I believe it is never wise to make public predictions, much less political predictions, much less in times like these. All that said, I believe there are now enough data points where we can make a 2021 prediction regarding the political fate 340B program, and in particular as it pertains to primary-care focused organizations like FQHCs and CHCs.
Here it is:
2021 will be a great year for primary care organizations participating in 340B.
I feel comfortable making this prediction not because of any single overwhelming truth, but rather a pattern of activity regarding 340B that all point in the same direction.
Consider four things:
1. Protecting Patient Access to Discounted Drugs Is An Issue with True Bipartisan Support
Over the past several months, a number of pharmaceutical manufacturers have taken steps to undermine or diminish the 340B program. On a number of occasions legislators at the federal level as well as AGs on the state level have pursued action. Each and every one of those efforts included bipartisan support.
Can you find anything else these days that has received such consistent and rapid support from both sides of the aisle?
2. Follow the Money: FQHCs and CHCs Account for 13% of 340B Discounted Drug Purchases
Going a bit further, a quick review of all past efforts to modify the 340B program show they took care to focus their reform efforts on hospitals rather than the clinics. In 340B lingo, this means that the proposed changes "carved out" the original grantees (community-based organizations) from the reform and focused on hospitals.
Interestingly, this pattern of focusing reform on large hospitals extends beyond 340B to other efforts at price control.
This was seen most recently in the proposed MFN (Most Favored Nation) pricing effort, but as far back as the summer of 2017 when the proposed Cassidy Amendment as part of the HELP ACT (which never passed) took care to focus on disproportionate share hospitals (DSHs), while preserving the existing 340B program for FQHCs and CHCs.
This all makes a lot of sense, given that FQHCs account for 2% of the 112,000 relationships between covered entities and contract pharmacies while accounting for less than 6% of 340B purchases.
3. Incoming HHS Secretary Xavier Becerra
In one of his final actions as California Attorney General this past December, Xavier Becerra, who has been nominated as the new HHS Secretary, led a group of 28 State AG’s in writing a letter to current HHS Secretary Alex Azar demanding that the department take action against the recent efforts by manufacturers to limit distribution of 340B drugs at contract pharmacies.
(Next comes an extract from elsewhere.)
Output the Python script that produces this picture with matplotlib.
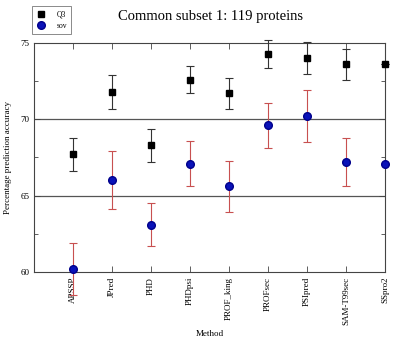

Of course, the incoming Secretary will have every opportunity to define a new path with a new administration, but I think it would be unlikely for Secretary Becerra to take a radically different approach to 340B than Attorney General Becerra, especially after locking arms with 27 other AGs.
4. Final 2020 Guidance from HRSA
In a December 30th advisory opinion, HHS General Counsel Robert Charrow concluded, often in strong and colorful language, that the 340B statute requires manufacturers to offer their products for purchase by covered entities at or below the 340B ceiling price, “not qualified, restricted, or dependent on how the covered entity chooses to distribute the covered outpatient drugs.”
This is especially strong language from an HHS staffer (rather than appointee), and while his comments are not legally binding, they are an important indicator of the current legal zeitgeist within the agency.
While the contract pharmacy controversy might very well need to wait for the much anticipated HHS Dispute Resolution Process, there are clear indications which way the department is leaning.
Nothing is certain, especially in times like these. Nevertheless, I think the balance of probability has tipped in favor of 340B program grantees such as FQHCs and CHCs.
Perhaps more importantly, though, is to remember that these organizations represent the frontlines of healthcare delivery in this country, and in the midst of a pandemic, are more reliant on these funds than ever before.